When did you experience your call to ministry? That's the basic question pastors are asked. No call, no ministry. What if you heard no discernible voice? What if it seemed like you more or less stumbled into it? Better to create a more compelling narrative than to be clueless about the call.

A pastor has to have a call. Now a teacher might, or a house husband, or a mechanic, have a discernible call but the call is not necessarily a part of the application process. If it is for a pastor (or missionary) why not for a teacher or a stay at home mom or dad?

I have been reading Luke 5 - a story about the call of the fishermen to be disciples of Jesus. Many people are called in the Bible. Moses, at the burning bush, for example. That was a discernible call and it freaked Moses out. He tried to get out of it. More often we are invited to consider the call of the disciples in the gospels as our prototype.

Take Simon for example. In Luke's account, Simon had been up all night fishing and was worn out. He was cleaning up getting ready for the next night. Fishermen fished the Galilee at night. Jesus showed up just then and started teaching from the shore. As the crowd pressed in he looked for a boat to push out a ways in the water and still give him a platform to speak. He asked Simon for his boat and his help holding it steady as he talked. When he was finished he told Simon to head out to deeper water and put down his net. Again. This was after fishing all night. He knew nothing would come of it but he did it anyway. He wound up catching a boatload of fish.  This was so unusual, so unexpected it meant something else was going on. Simon was scared. He was not sure what that something else was. So he shut it down. Jesus, he said, go away, for whatever is going on is way out of my comfort zone.  Jesus said, don't be afraid. Then, he invited Simon to follow him and he told him he would catch people. Simon, and the others who fished with him, left everything and followed Jesus.

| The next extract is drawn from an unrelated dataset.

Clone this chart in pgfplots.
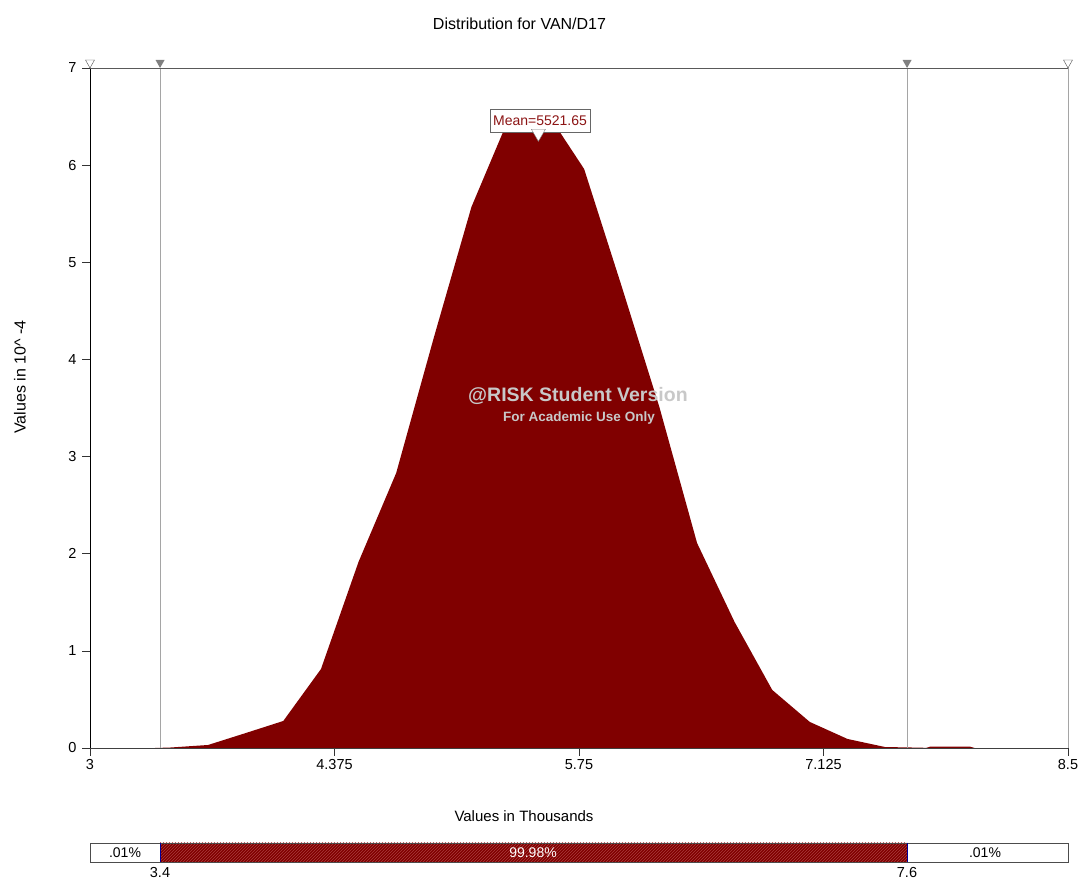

Simon and the rest of them were called and followed. So, that's the story anyway.

It has always seemed too easy and formulaic to me. Would these hard working fishermen with families depending on them just up and leave everything to follow Jesus when they were called? Not likely.

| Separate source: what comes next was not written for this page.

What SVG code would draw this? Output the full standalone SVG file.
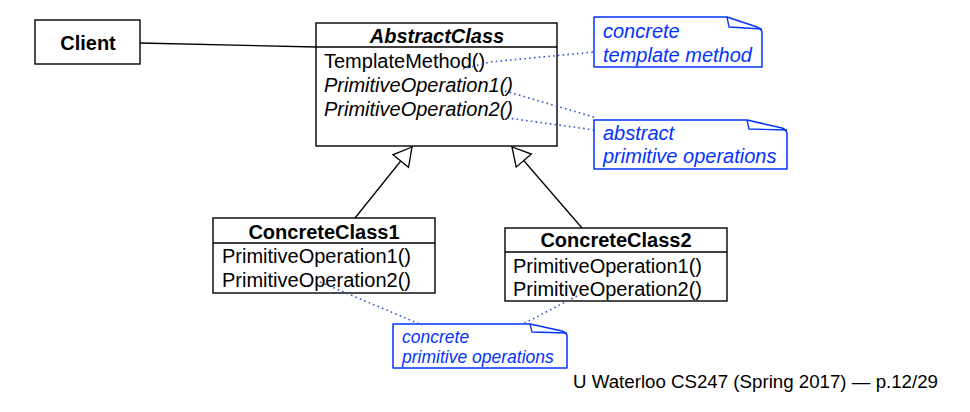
<svg xmlns="http://www.w3.org/2000/svg" width="970" height="412" viewBox="0 0 970 412">
<defs>
<style>
.box{fill:#fff;stroke:#000;stroke-width:1.4}
.div{stroke:#000;stroke-width:1.3}
.t{font-family:"Liberation Sans",Arial,sans-serif;font-size:20px;fill:#000}
.b{font-weight:bold}
.i{font-style:italic}
.c{text-anchor:middle}
.note{fill:#fff;stroke:#0433ff;stroke-width:1.5;stroke-linejoin:round}
.fold{fill:none;stroke:#0433ff;stroke-width:1.3;stroke-linejoin:round}
.nt{font-family:"Liberation Sans",Arial,sans-serif;font-size:20px;font-style:italic;fill:#0433ff}
.dot{stroke:#3a55c8;stroke-width:1.6;stroke-dasharray:1.6 3.2;fill:none}
.assoc{stroke:#000;stroke-width:1.3;fill:none}
.gen{stroke:#000;stroke-width:1.3;fill:none;marker-end:url(#tri)}
</style>
<marker id="tri" markerUnits="userSpaceOnUse" markerWidth="24" markerHeight="24" viewBox="-2 -12 24 24" refX="18" refY="0" orient="auto">
<path d="M18,0 L0,-10 L0,10 Z" fill="#fff" stroke="#000" stroke-width="1.3"/>
</marker>
</defs>
<g id="client">
<rect class="box" x="35" y="20" width="105" height="44"/>
<text class="t b c" x="88" y="50">Client</text>
</g>
<g id="abstractclass">
<rect class="box" x="316" y="23" width="241" height="123"/>
<line class="div" x1="316" y1="47" x2="557" y2="47"/>
<text class="t b i c" x="437" y="43">AbstractClass</text>
<text class="t" x="324" y="68">TemplateMethod()</text>
<text class="t i" x="324" y="92">PrimitiveOperation1()</text>
<text class="t i" x="324" y="116">PrimitiveOperation2()</text>
</g>
<g id="concreteclass1">
<rect class="box" x="213" y="218" width="222" height="75"/>
<line class="div" x1="213" y1="243" x2="435" y2="243"/>
<text class="t b c" x="324" y="239">ConcreteClass1</text>
<text class="t" x="222" y="263">PrimitiveOperation1()</text>
<text class="t" x="222" y="287">PrimitiveOperation2()</text>
</g>
<g id="concreteclass2">
<rect class="box" x="505" y="228" width="222" height="73"/>
<line class="div" x1="505" y1="252" x2="727" y2="252"/>
<text class="t b c" x="616" y="247">ConcreteClass2</text>
<text class="t" x="513" y="273">PrimitiveOperation1()</text>
<text class="t" x="513" y="296">PrimitiveOperation2()</text>
</g>
<g id="note-template">
<path class="note" d="M594,17 H727 L757,27 Q762,29 762,33 V67 H594 Z"/>
<path class="fold" d="M727,17 L729,27 L762,29"/>
<text class="nt" x="603" y="38">concrete</text>
<text class="nt" x="603" y="62">template method</text>
</g>
<g id="note-abstract">
<path class="note" d="M594,120 H747 L782,128 Q787,130 787,134 V169 H594 Z"/>
<path class="fold" d="M747,120 L749,129 L787,130"/>
<text class="nt" x="603" y="140">abstract</text>
<text class="nt" x="603" y="163">primitive operations</text>
</g>
<g id="note-concrete">
<path class="note" d="M393,324 H530 L562,331 Q567,333 567,336 V368 H393 Z"/>
<path class="fold" d="M530,324 L532,332 L567,333"/>
<text class="nt" x="402" y="343" style="font-size:17.5px">concrete</text>
<text class="nt" x="402" y="363" style="font-size:17.5px">primitive operations</text>
</g>
<g id="connectors">
<line class="assoc" x1="140" y1="43" x2="316" y2="47"/>
<line class="gen" x1="355" y1="218" x2="412" y2="147"/>
<line class="gen" x1="582" y1="228" x2="512" y2="147"/>
<polyline class="dot" points="463,69 490,62 594,52"/>
<line class="dot" x1="505" y1="91" x2="597" y2="118"/>
<line class="dot" x1="507" y1="118" x2="595" y2="130"/>
<line class="dot" x1="320" y1="282" x2="422" y2="325"/>
<line class="dot" x1="577" y1="296" x2="523" y2="324"/>
</g>
<g id="footer">
<text class="t" x="938" y="388" style="font-size:18.7px;text-anchor:end">U Waterloo CS247 (Spring 2017) — p.12/29</text>
</g>
</svg>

Why was Simon afraid after he had the most successful catch of fish he had ever had ( why was he afraid of Jesus' call at first)?  Why was his initial response to Jesus a confession of his sinfulness? If Jesus had done what Simon wanted him to do, Simon would never have become a disciple.

When Simon was asked later in life to describe his call, what did he say? Of course, this may have been what he said right here in Luke. If so, it was more like he stumbled into it than intentionally pursued it. He was expecting nothing. He did not see himself as a religious person. And he had responsibilities trying him down. He was not looking for anything else.

Parker Palmer writes, "its the things we can't do anything about that have the most opportunity to actually do something with us."

Simon had been up all night. He was not looking forward to anything but a good sound sleep. Jesus shows up and interrupts his routine.  In the midst of having a bad day (or night)  he heard a call that he was not prepared to respond to (is anyone?). Jesus overruled his response. And Simon left everything on the shore that moment because he wanted to learn more about Jesus. I assume he shared that call with people over and over, beginning with his family.

When I look back at my life I see parts of what happened in Simon's call story. I hear Jesus speaking in the midst of nothing much in my own life. When I get a hint of the changes Jesus might mean for me, I recoil. Get away from me! I am not ready for what you promise. I hear his invitations. It takes awhile but I leave my plans to see what his involve for me. It's feels like a pilgrimage I am still on.